Creative photographers have long experimented with superimposing images, one over the other, to produce striking visual effects. Now a group of NIH-supported scientists at Houston Methodist Research Institute and their colleagues have done the same thing to highlight their work in the emerging field of cancer nanomedicine, using microscopic materials to deliver cancer treatments with potentially greater precision. In the process, the researchers generated a photographic work of art that was a winner in the Federation of American Societies for Experimental Biology 2015 Bioart competition.
The gold cubes are man-made polymer microcarriers, just 2 micrometers wide (by comparison, human cells generally range in diameter from 7 to 20 micrometers), designed to transport chemotherapy drugs directly to tumor cells. These experimental cubes, enlarged in the upper left part of the photo with a scanning electron microscope for better viewing, have been superimposed onto a second photograph snapped with a confocal fluorescence microscope.

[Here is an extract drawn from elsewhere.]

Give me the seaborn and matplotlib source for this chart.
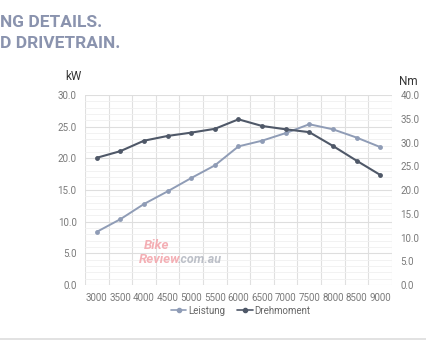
import numpy as np
import pandas as pd
import seaborn as sns
import matplotlib.pyplot as plt
from matplotlib.lines import Line2D

# engine speed (rpm) and measured curves
rpm = ['3000', '3500', '4000', '4500', '5000', '5500', '6000',
       '6500', '7000', '7500', '8000', '8500', '9000']
leistung_kw = [8.4, 10.4, 12.8, 14.8, 16.9, 18.9, 21.9, 22.8, 24.0, 25.4, 24.6, 23.3, 21.8]
drehmoment_nm = [26.8, 28.2, 30.4, 31.4, 32.1, 32.9, 34.9, 33.5, 32.8, 32.2, 29.3, 26.2, 23.2]

kw_ticks = np.arange(0, 30.1, 5)
nm_ticks = np.arange(0, 40.1, 5)

sns.set_theme(style='white')
plt.rcParams['font.family'] = ['Roboto', 'DejaVu Sans']

c_light = '#8f9cb6'
c_dark = '#4f5868'
c_tick = '#7a7a7a'

df = pd.DataFrame({'rpm': rpm, 'Leistung': leistung_kw, 'Drehmoment': drehmoment_nm})

fig = plt.figure(figsize=(4.26, 3.51), dpi=100)
ax = fig.add_axes([0.1995, 0.188, 0.7205, 0.541])
ax2 = ax.twinx()

sns.lineplot(data=df, x='rpm', y='Leistung', color=c_light, marker='o', markersize=3.5,
             markeredgewidth=0, linewidth=1.4, ax=ax, sort=False)
sns.lineplot(data=df, x='rpm', y='Drehmoment', color=c_dark, marker='o', markersize=3.5,
             markeredgewidth=0, linewidth=1.5, ax=ax2, sort=False)

ax.set_xlim(-0.5, len(rpm) - 0.5)
ax.set_ylim(0, 30)
ax2.set_ylim(0, 40)
ax.set_yticks(kw_ticks)
ax.set_yticklabels([f'{v:.1f}' for v in kw_ticks])
ax2.set_yticks(nm_ticks)
ax2.set_yticklabels([f'{v:.1f}' for v in nm_ticks])
ax.set_yticks(np.arange(0, 30.1, 1), minor=True)
ax.set_xticks(np.arange(-0.5, len(rpm)), minor=True)

ax.grid(False)
ax2.grid(False)
ax.grid(which='major', axis='y', color='#dedede', linewidth=0.8)
ax.grid(which='minor', axis='y', color='#f0f0f0', linewidth=0.6)
ax.grid(which='minor', axis='x', color='#e0e0e0', linewidth=0.8)
ax.set_axisbelow(True)

for a in (ax, ax2):
    for s in a.spines.values():
        s.set_visible(False)
    a.tick_params(which='both', length=0, labelsize=7, colors=c_tick, pad=6)
    a.set_xlabel('')
    a.set_ylabel('')

fig.text(0.153, 0.772, 'kW', fontsize=8.5, color='#333333', ha='left')
fig.text(0.936, 0.758, 'Nm', fontsize=8.5, color='#333333', ha='left')

# cropped headline
fig.text(0.001, 0.922, 'NG DETAILS.', fontsize=12.5, fontweight='bold', color='#8a93ae')
fig.text(0.001, 0.862, 'D DRIVETRAIN.', fontsize=12.5, fontweight='bold', color='#8a93ae')

# watermark
fig.text(0.338, 0.292, 'Bike', fontsize=9.5, fontweight='bold', style='italic', color='#f3a7ad', alpha=0.9)
fig.text(0.325, 0.25, 'Review', fontsize=9.5, fontweight='bold', style='italic', color='#f3a7ad', alpha=0.9)
fig.text(0.418, 0.25, '.com.au', fontsize=9, fontweight='bold', style='italic', color='#b5b9c2', alpha=0.9)

handles = [Line2D([], [], color=c_light, marker='o', markersize=3, linewidth=1.2),
           Line2D([], [], color=c_dark, marker='o', markersize=3, linewidth=1.2)]
leg = fig.legend(handles, ['Leistung', 'Drehmoment'], loc='center', bbox_to_anchor=(0.565, 0.115),
                 ncol=2, frameon=False, fontsize=7, handlelength=1.6, handletextpad=0.2,
                 columnspacing=1.2)
for t in leg.get_texts():
    t.set_color('#666666')

fig.add_artist(Line2D([0, 1], [0.034, 0.034], color='#dddddd', linewidth=1.2, transform=fig.transFigure))

fig.savefig('out.png', dpi=100)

It shows similar cube-shaped microcarriers (yellow) inside cultured breast cancer cells (nucleus is purple, cytoplasm is turquoise).
Although the cubes inside the cells are empty and won’t kill the tumor cells, this dry run illustrates an interesting finding: of three breast cancer cell lines studied, all preferentially internalized cubed microcarriers over spherical ones . In one cell line incubated for 24 hours with the differently shaped microcarriers, the cubes were internalized 8.8 fold more often than the spheres. While this discovery is yet to be fully explained, the researchers suspect that the flat surface of the cubes allows better adherence to the cancer cell membrane than spheres.